- **AIM**:
Return precisely the span of lines from the top of the material below to the line containing "import plotly.graph_objects as go", both included. Pictures are excluded.

▬▬▬

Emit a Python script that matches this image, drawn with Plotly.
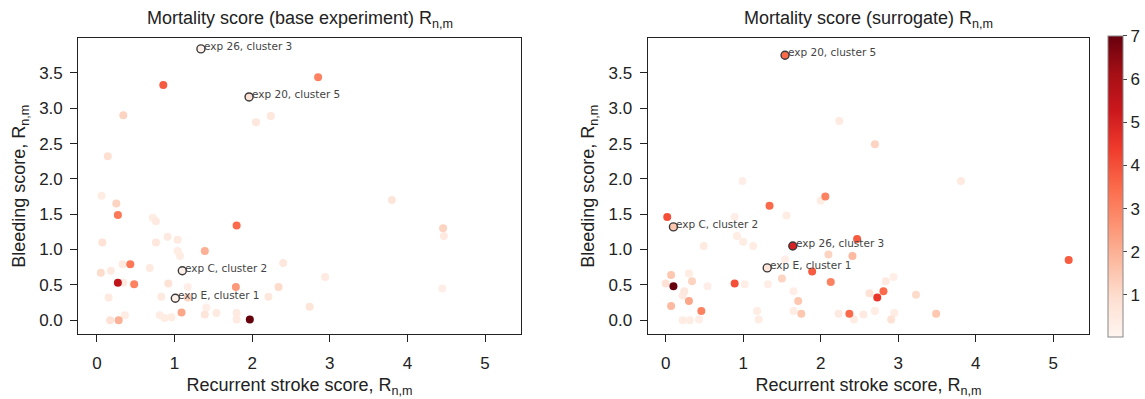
import plotly.graph_objects as go

# ---------------- data: left panel (base experiment) ----------------
base_x = [0.855, 2.85, 0.34, 2.05, 2.24, 0.14, 0.06, 0.25, 0.27, 0.72, 0.76, 1.80, 3.80, 4.46, 4.47,
          0.07, 0.76, 0.91, 1.04, 1.04, 1.07, 1.39, 0.43, 0.33, 0.68, 2.40, 0.05, 0.18, 0.27, 0.34,
          0.48, 0.92, 1.17, 1.79, 2.34, 2.94, 4.45, 0.15, 0.83, 1.17, 2.21, 2.74, 1.09, 1.39, 1.54,
          1.80, 1.80, 1.97, 0.17, 0.28, 0.36, 0.81, 0.87, 0.96, 1.41]
base_y = [3.33, 3.44, 2.90, 2.80, 2.89, 2.32, 1.76, 1.65, 1.49, 1.45, 1.40, 1.34, 1.70, 1.30, 1.19,
          1.10, 1.10, 1.18, 1.14, 0.98, 0.91, 0.98, 0.79, 0.79, 0.74, 0.81, 0.67, 0.70, 0.53, 0.53,
          0.51, 0.52, 0.47, 0.47, 0.47, 0.61, 0.45, 0.32, 0.33, 0.32, 0.33, 0.19, 0.11, 0.08, 0.10,
          0.10, 0.01, 0.01, 0.00, 0.00, 0.07, 0.07, 0.03, 0.04, 0.18]
base_v = [3.8, 3.0, 1.2, 0.6, 0.6, 0.9, 0.4, 1.2, 3.2, 0.4, 0.5, 3.5, 0.7, 1.2, 0.5,
          0.8, 0.6, 0.5, 0.5, 0.4, 0.4, 2.0, 3.2, 0.5, 0.5, 0.6, 1.0, 0.5, 5.5, 0.5,
          3.0, 0.8, 0.3, 2.5, 1.0, 0.5, 0.3, 0.5, 0.5, 1.2, 0.6, 0.7, 2.2, 0.7, 0.5,
          0.5, 0.5, 7.0, 0.8, 2.0, 0.4, 0.4, 0.4, 0.4, 0.3]

base_lab_x = [1.34, 1.96, 1.10, 1.01]
base_lab_y = [3.84, 3.16, 0.70, 0.31]
base_lab_v = [0.2, 0.8, 0.2, 0.2]
base_lab_t = ["exp 26, cluster 3", "exp 20, cluster 5", "exp C, cluster 2", "exp E, cluster 1"]

# ---------------- data: right panel (surrogate) ----------------
sur_x = [2.24, 2.70, 0.99, 3.81, 2.06, 2.00, 1.34, 1.56, 0.02, 0.89, 0.92, 1.00, 1.13, 0.49, 2.47,
         2.10, 2.41, 5.20, 1.54, 1.89, 1.50, 2.13, 0.07, 0.30, 0.34, 0.00, 0.10, 0.54, 0.89, 1.02,
         1.32, 0.24, 0.22, 0.30, 0.07, 0.46, 0.22, 0.31, 0.43, 1.18, 1.20, 1.65, 1.71, 1.65, 1.75,
         2.23, 2.37, 2.43, 2.55, 2.70, 2.63, 2.73, 2.81, 2.84, 2.94, 2.91, 2.95, 3.23, 3.49]
sur_y = [2.82, 2.49, 1.97, 1.97, 1.75, 1.69, 1.62, 1.48, 1.46, 1.46, 1.19, 1.11, 1.05, 1.05, 1.15,
         0.93, 0.91, 0.85, 0.86, 0.69, 0.59, 0.54, 0.64, 0.66, 0.55, 0.52, 0.48, 0.48, 0.52, 0.51,
         0.51, 0.41, 0.35, 0.27, 0.20, 0.13, 0.00, 0.00, 0.01, 0.13, 0.01, 0.41, 0.27, 0.13, 0.09,
         0.09, 0.09, 0.01, 0.08, 0.13, 0.38, 0.32, 0.41, 0.55, 0.61, 0.01, 0.10, 0.36, 0.09]
sur_v = [0.5, 1.2, 0.3, 0.5, 3.0, 0.4, 3.5, 0.4, 4.0, 0.3, 0.4, 0.4, 0.4, 0.5, 3.8,
         1.2, 1.8, 3.8, 0.3, 3.8, 1.2, 3.0, 1.5, 0.4, 1.2, 0.8, 7.0, 0.3, 4.0, 0.3,
         0.3, 0.6, 0.5, 2.2, 1.8, 3.0, 0.4, 0.4, 0.3, 0.4, 0.4, 0.3, 1.5, 0.4, 1.5,
         0.5, 3.5, 0.4, 0.5, 0.4, 0.8, 4.5, 3.5, 0.5, 0.3, 0.8, 0.4, 1.0, 1.5]

sur_lab_x = [1.54, 0.10, 1.64, 1.31]
sur_lab_y = [3.75, 1.32, 1.05, 0.74]
sur_lab_v = [3.5, 1.5, 5.0, 0.7]
sur_lab_t = ["exp 20, cluster 5", "exp C, cluster 2", "exp 26, cluster 3", "exp E, cluster 1"]

x_ticks = [0, 1, 2, 3, 4, 5]
y_ticks = [0.0, 0.5, 1.0, 1.5, 2.0, 2.5, 3.0, 3.5]
cbar_ticks = [1, 2, 3, 4, 5, 6, 7]
titles = ["Mortality score (base experiment) R<sub>n,m</sub>", "Mortality score (surrogate) R<sub>n,m</sub>"]
xlabel = "Recurrent stroke score, R<sub>n,m</sub>"
ylabel = "Bleeding score, R<sub>n,m</sub>"

CMIN, CMAX = 0.03, 7.0
W, H = 1145, 399

def sort_by_v(xs, ys, vs):
    order = sorted(range(len(vs)), key=lambda i: vs[i])
    return [xs[i] for i in order], [ys[i] for i in order], [vs[i] for i in order]

fig = go.Figure()

panels = [
    (base_x, base_y, base_v, base_lab_x, base_lab_y, base_lab_v, base_lab_t, "x", "y"),
    (sur_x, sur_y, sur_v, sur_lab_x, sur_lab_y, sur_lab_v, sur_lab_t, "x2", "y2"),
]

FONT = "Liberation Sans, Arial, Helvetica"
tick_font = dict(family=FONT, size=17, color="#222")
title_font = dict(family=FONT, size=18, color="#222")

for k, (xs, ys, vs, lx, ly, lv, lt, xa, ya) in enumerate(panels):
    sx, sy, sv = sort_by_v(xs, ys, vs)
    fig.add_trace(go.Scatter(
        x=sx, y=sy, mode="markers", xaxis=xa, yaxis=ya, showlegend=False,
        marker=dict(size=8, color=sv, colorscale="Reds", cmin=CMIN, cmax=CMAX,
                    line=dict(width=0), showscale=False),
    ))
    fig.add_trace(go.Scatter(
        x=lx, y=ly, mode="markers", xaxis=xa, yaxis=ya, showlegend=False,
        marker=dict(size=8, color=lv, colorscale="Reds", cmin=CMIN, cmax=CMAX,
                    line=dict(width=1.4, color="#3a3a3a"),
                    showscale=(k == 1),
                    colorbar=dict(
                        x=1108 / W, xanchor="left", xpad=0, ypad=0,
                        y=1 - (36 + 336.7) / 2 / H, yanchor="middle",
                        len=(336.7 - 36) / H, lenmode="fraction",
                        thickness=15, thicknessmode="pixels",
                        outlinewidth=1, outlinecolor="#888888",
                        tickvals=cbar_ticks, ticks="outside", ticklen=4, tickcolor="#444",
                        tickfont=tick_font,
                    )),
    ))
    for tx, ty, tt in zip(lx, ly, lt):
        fig.add_annotation(x=tx, y=ty, xref=xa, yref=ya, text=tt, showarrow=False,
                           xanchor="left", yanchor="middle", xshift=1, yshift=3,
                           font=dict(family="DejaVu Sans", size=10.5, color="#444444"))

axis_common = dict(
    showline=True, mirror=True, linecolor="#222", linewidth=1.2,
    ticks="outside", ticklen=7, tickcolor="#222", tickwidth=1,
    showgrid=False, zeroline=False, automargin=False,
    tickfont=tick_font,
)

xd1 = [78.3 / W, 520.7 / W]
xd2 = [647.7 / W, 1089.3 / W]
yd = [1 - 334.3 / H, 1 - 38.3 / H]

fig.update_layout(
    width=W, height=H, margin=dict(l=0, r=0, t=0, b=0),
    paper_bgcolor="white", plot_bgcolor="white",
    xaxis=dict(axis_common, domain=xd1, anchor="y", range=[-0.24, 5.46], tickvals=x_ticks,
               ticklabelstandoff=6,
               title=dict(text=xlabel, font=title_font, standoff=6)),
    yaxis=dict(axis_common, domain=yd, anchor="x", range=[-0.20, 3.99], tickvals=y_ticks,
               tickformat=".1f", ticklabelstandoff=4,
               title=dict(text=ylabel, font=title_font, standoff=8)),
    xaxis2=dict(axis_common, domain=xd2, anchor="y2", range=[-0.232, 5.466], tickvals=x_ticks,
                ticklabelstandoff=6,
                title=dict(text=xlabel, font=title_font, standoff=6)),
    yaxis2=dict(axis_common, domain=yd, anchor="x2", range=[-0.20, 3.99], tickvals=y_ticks,
                tickformat=".1f", ticklabelstandoff=4,
                title=dict(text=ylabel, font=title_font, standoff=9)),
)

for xd, t in zip([xd1, xd2], titles):
    fig.add_annotation(x=(xd[0] + xd[1]) / 2, y=1 - 19 / H, xref="paper", yref="paper",
                       text=t, showarrow=False, xanchor="center", yanchor="middle",
                       font=title_font)

fig.write_html("out.html", config={"displayModeBar": False},
               post_script="document.body.style.margin='0';")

▬▬▬

- **OUTPUT BELOW**:
Emit a Python script that matches this image, drawn with Plotly.
import plotly.graph_objects as go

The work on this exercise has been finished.